Last Thursday evening, during my class in Theological English, we decided to have a shortened class session and to spend the rest of the three-hour period in a "Thanksgiving" party. I read to the class the story of the First Thanksgiving Day, the story of the Pilgrims and the friendly Native Americans. For most of these Taiwanese students, it was their first time to hear this American story of God's guidance and provision for the early settlers. At some parts of the story, I started to choke up. I remembered my experience as a foreign student in Kentucky, and my life as an immigrant in central Illinois, and how much I received love and "guidance" from the Mowery clan, my in-laws, the families of the Prochinas and the Yardys, and many more friends. I would have not made it if not for these "native Americans" who helped me with my USA experience. God was with me the whole time.

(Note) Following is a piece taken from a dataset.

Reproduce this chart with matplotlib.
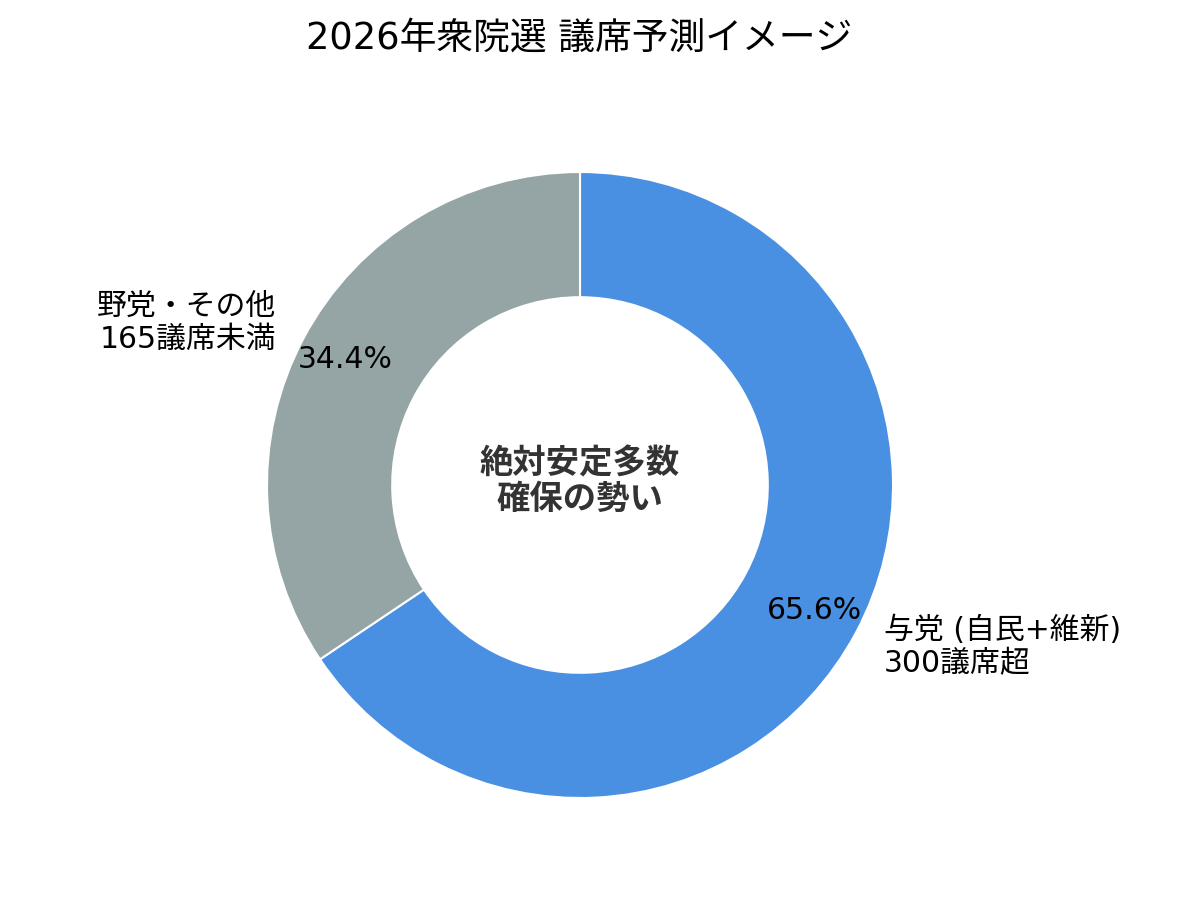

These Chinese students prepared roasted chicken, a dried spiced up Peking Duck that I cannot remember its Chinese name, and many other delicacies. For a small group of party goers, they did a lot. We played some Charade game. It was entertaining to see them move between English and Chinese words or phrases. I wished they had brought a Chinese version of these game. (Is there a Chinese version of this Charade game?) It was a good way to celebrate Thanksgiving Day. I came home at around 10:00 P.M and the children were already sleeping. Sarah was still awake but she was struggling with colds and head ache. So, I thought I will have to tell her the story tomorrow. It was unlike the Thanksgiving party at the Mowery fellowship at Cuba, Illinois, but this Kaohsiung revelry was similar because God was there and we celebrated Christian friendship together. Happy Thanksgiving!